Becoming part of a documentation team can be a challenge for a writer who is not experienced in this type of work, as it requires a new set of skills and a very specific writing style and approach. Even if you recruit a writer with prior experience in creating documentation and user guides, you still have to develop a smooth and efficient onboarding process to help them adapt to your organization as quickly as possible.
Recruitment: The Incipient Phase of the Onboarding Process
Best chances to get a compatible new member for your documentation team is to start the onboarding process even before you hire the candidate. You can do that by presenting your company and department and ask for feedback.
Making the job requirements clear from the very beginning will save you a lot of time by filtering out candidates who are not interested or not fit for the position you are offering. Explain what your department does and give some examples from your everyday tasks and challenges.
There are certain requirements that you might want to mention in the job description, like the ones we covered in this article – 11 Skills of a Good Techwriter.

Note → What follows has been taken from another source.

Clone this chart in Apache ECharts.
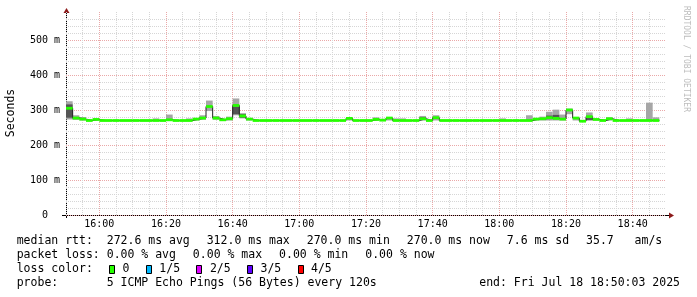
<!DOCTYPE html>
<html><head><meta charset="utf-8">
<script src="https://cdn.jsdelivr.net/npm/echarts@6/dist/echarts.min.js"></script>
<style>html,body{margin:0;padding:0;background:#fff}#c{width:697px;height:297px}</style>
</head><body><div id="c"></div>
<script>
// ---- data (times in minutes since midnight; RTT values in ms) ----
const START_MIN = 950;      // 15:50
const STEP_MIN = 2;         // 120 s probe step
const X_MIN = 950, X_MAX = 1130;   // 15:50 .. 18:50
const Y_MAX = 580;
const xTickLabels = ['16:00','16:20','16:40','17:00','17:20','17:40','18:00','18:20','18:40'];
const yTickLabels = ['0','100 m','200 m','300 m','400 m','500 m'];

const median = [305,277,274,270,273,270,270,270,270,270,270,270,270,270,270,272,270,270,270,274,
                277,310,277,272,275,313,283,274,270,270,270,270,270,270,270,270,270,270,270,270,
                270,270,276,270,270,270,273,271,277,270,270,270,270,275,270,278,270,270,270,270,
                270,270,270,270,270,270,270,270,270,270,274,275,278,276,274,300,277,268,281,273,
                270,275,270,270,270,270,270,270,270];
const smokeMin = [273,272,270,270,270,270,270,270,270,270,270,270,270,270,270,270,270,270,270,270,
                  272,297,272,270,270,285,276,270,270,270,270,270,270,270,270,270,270,270,270,270,
                  270,270,270,270,270,270,270,270,270,270,270,270,270,270,270,270,270,270,270,270,
                  270,270,270,270,270,270,270,270,270,270,270,270,270,270,270,288,270,266,270,270,
                  270,270,270,270,270,270,270,270,270];
const smokeMax = [325,285,280,270,275,270,270,270,270,270,270,270,270,276,270,287,270,270,276,275,
                  285,327,283,274,281,333,291,276,270,270,270,270,270,270,270,270,270,270,270,270,
                  270,270,277,270,270,270,279,271,278,276,276,270,270,283,270,285,270,270,270,270,
                  270,270,270,270,270,276,270,270,270,285,276,281,295,301,287,304,280,270,293,275,
                  270,279,270,270,276,270,270,321,279];
// darker inner part of the smoke (only where visible)
const innerMin = {0:278, 1:274, 20:275, 25:288, 26:278, 53:273, 72:274, 73:274, 78:271};
const innerMax = {0:316, 1:280, 20:280, 25:310, 26:288, 53:279, 72:284, 73:286, 78:279};

const legendLine1 = ['median rtt:  272.6 ms avg','312.0 ms max','270.0 ms min','270.0 ms now','7.6 ms sd','35.7   am/s'];
const legendLine2 = ['packet loss: 0.00 % avg','0.00 % max','0.00 % min','0.00 % now'];
const lossLabels = ['0','1/5','2/5','3/5','4/5'];
const lossColors = ['#26ff00','#00b8ff','#dd00ff','#5e00ff','#ff0000'];
const probeText = 'probe:       5 ICMP Echo Pings (56 Bytes) every 120s';
const endText = 'end: Fri Jul 18 18:50:03 2025';
const yAxisName = 'Seconds';
const watermark = 'RRDTOOL / TOBI OETIKER';

// ---- build ----
const t = i => START_MIN + STEP_MIN * i;
const GREEN = '#26ff00';
const MONO = '"DejaVu Sans Mono", "Liberation Mono", monospace';

const smokeData = [], innerData = [], greenData = [], lineData = [];
median.forEach((m, i) => {
  if (smokeMax[i] > smokeMin[i]) smokeData.push([t(i), smokeMin[i], smokeMax[i]]);
  if (innerMin[i] != null) innerData.push([t(i), innerMin[i], innerMax[i]]);
  greenData.push([t(i), m - 4, m + 4]);
  lineData.push([t(i), m]);
});
lineData.push([t(median.length), median[median.length - 1]]);

function bandRenderer(color) {
  return function (params, api) {
    const x = api.value(0), lo = api.value(1), hi = api.value(2);
    const p1 = api.coord([x, hi]);
    const p2 = api.coord([x + STEP_MIN, lo]);
    return { type: 'rect', shape: { x: p1[0], y: p1[1], width: p2[0] - p1[0], height: p2[1] - p1[1] },
             style: { fill: color } };
  };
}

function hhmm(v) {
  const h = Math.floor(v / 60), m = v % 60;
  return (h < 10 ? '0' : '') + h + ':' + (m < 10 ? '0' : '') + m;
}

const chart = echarts.init(document.getElementById('c'), null, { renderer: 'canvas' });

const GRAY = '#d6d6d6', RED = '#eaa8a8';
const CW = 6.92, GAP = 17, LX = 16.7, FS = 11.5, BOX_SLOT = 13.5;
const graphics = [];
function txt(x, y, s, extra) {
  graphics.push(Object.assign({ type: 'text', x: x, y: y, silent: true,
    style: Object.assign({ text: s, font: FS + 'px ' + MONO, fill: '#000', align: 'left', verticalAlign: 'middle' }, extra && extra.style || {}) },
    extra && extra.el || {}));
}
let x = LX;
legendLine1.forEach(s => { txt(x, 241.5, s); x += s.length * CW + GAP; });
x = LX;
legendLine2.forEach(s => { txt(x, 255.2, s); x += s.length * CW + GAP; });
txt(LX, 269, 'loss color:');
x = LX + 11 * CW + 16.3;
lossLabels.forEach((s, i) => {
  graphics.push({ type: 'rect', silent: true, shape: { x: Math.round(x) + 0.5, y: 265.5, width: 5, height: 8 },
                  style: { fill: lossColors[i], stroke: '#000', lineWidth: 1 } });
  txt(x + BOX_SLOT, 269, s);
  x += BOX_SLOT + s.length * CW + 16.3;
});
txt(LX, 282.8, probeText);
txt(680, 282.8, endText, { style: { align: 'right' } });
txt(11, 113, yAxisName, { style: { align: 'center' }, el: { rotation: Math.PI / 2 } });
txt(686, 59, watermark, { style: { align: 'center', font: '8px ' + MONO, fill: '#bdbdbd' }, el: { rotation: -Math.PI / 2 } });
// axis lines with rrdtool-style overhang and arrows
graphics.push({ type: 'line', silent: true, shape: { x1: 62, y1: 215.5, x2: 669, y2: 215.5 }, style: { stroke: '#000', lineWidth: 1 } });
graphics.push({ type: 'line', silent: true, shape: { x1: 66.5, y1: 218, x2: 66.5, y2: 12 }, style: { stroke: '#000', lineWidth: 1 } });
graphics.push({ type: 'polygon', silent: true, shape: { points: [[669, 212.5], [674, 215.5], [669, 218.5]] }, style: { fill: '#8c1a1a' } });
graphics.push({ type: 'polygon', silent: true, shape: { points: [[63.5, 13], [66.5, 8], [69.5, 13]] }, style: { fill: '#8c1a1a' } });

chart.setOption({
  animation: false,
  backgroundColor: '#ffffff',
  grid: { left: 66, right: 31, top: 12, bottom: 82, outerBoundsMode: 'none', containLabel: false },
  xAxis: {
    type: 'value', min: X_MIN, max: X_MAX, interval: 5,
    axisLine: { show: false }, axisTick: { show: false },
    axisLabel: {
      margin: 4, color: '#000', fontFamily: MONO, fontSize: 10,
      formatter: v => { const s = hhmm(v); return xTickLabels.indexOf(s) >= 0 ? s : ''; }
    },
    splitLine: { show: true, showMaxLine: false, lineStyle: { color: [GRAY, GRAY, RED, GRAY], width: 1, type: [1, 1] } }
  },
  yAxis: {
    type: 'value', min: 0, max: Y_MAX, interval: 20,
    axisLine: { show: false }, axisTick: { show: false },
    axisLabel: {
      margin: 6, color: '#000', fontFamily: MONO, fontSize: 10,
      formatter: v => {
        if (v % 100 !== 0) return '';
        const s = v === 0 ? '0' : v + ' m';
        if (yTickLabels.indexOf(s) < 0) return '';
        return v === 0 ? '  0  ' : s;
      }
    },
    splitLine: { show: true, showMaxLine: false, lineStyle: { color: [RED, GRAY, GRAY, GRAY, GRAY], width: 1, type: [1, 1] } }
  },
  series: [
    { type: 'custom', name: 'smoke', renderItem: bandRenderer('#a6a6a6'), data: smokeData, encode: { x: 0, y: [1, 2] }, silent: true, z: 2 },
    { type: 'custom', name: 'smokeInner', renderItem: bandRenderer('#555555'), data: innerData, encode: { x: 0, y: [1, 2] }, silent: true, z: 3 },
    { type: 'line', name: 'median', data: lineData, step: 'end', symbol: 'none', silent: true, z: 4,
      lineStyle: { color: '#202020', width: 1 } },
    { type: 'custom', name: 'loss0', renderItem: bandRenderer(GREEN), data: greenData, encode: { x: 0, y: [1, 2] }, silent: true, z: 5 }
  ],
  graphic: { elements: graphics }
});
</script></body></html>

This can also help you sort the people out.
New Hire: Where to Begin?
The first days as a new employee in a company are always busy with adapting to a new environment, getting to know your colleagues and figuring out where everything is. That is not the moment to absorb tons of information that will be quickly forgotten, but it does help to prepare some logistic aspects beforehand. Don’t lose time with finding a desk or office supplies. Instead, get everybody ready to receive the newcomer before they arrive and set the appropriate work conditions to start the training process as soon as possible.
How to Make Life in a Documentation Team Easier
When the actual job starts, your new team member will need guidance. You have the skills and tools to put together onboarding documentation about the job itself. The tools you will use for this purpose and the manner in which you will present the documentation will depend a lot on the time you have and the amount of new information the new hire needs to take in.
Make sure that the new hire familiarizes himself with the help authoring tools as soon as possible since they are a primary instrument for the job. As a rule, modern HATs have an online documentation portal where all the important things are explained for a potential user.
If your online authoring tools don’t already have a documentation of their own, write a guide with the basic operations a team member must know. Use your daily experience to go through the most common tasks and present them shortly.
User guides are crucial for a potent and helpful knowledge base, both for your new hire and for the existing team members. Permanently updating them is paramount, as every company introduces changes in the production process from time to time. Take this opportunity to ask for feedback on the user guides you already have and improve when needed.
Online authoring is the most efficient way of centralizing your knowledge base and giving it a user-friendly interface. Your new team member will have a lot of questions in the beginning, and they should be able to find the answers by searching what they need in your online knowledge base. If the information is not there, the other team members will have to spend more time explaining the process.
That doesn’t mean that the onboarding should be exclusively done online. Helping your new team member adapt among other technical writers is best achieved by building a relationship and knowing each other. Mentoring can be the best way of welcoming and training your new hire. That will immensely speed up the process and help your company in the long term.
Good Luck with your technical writing!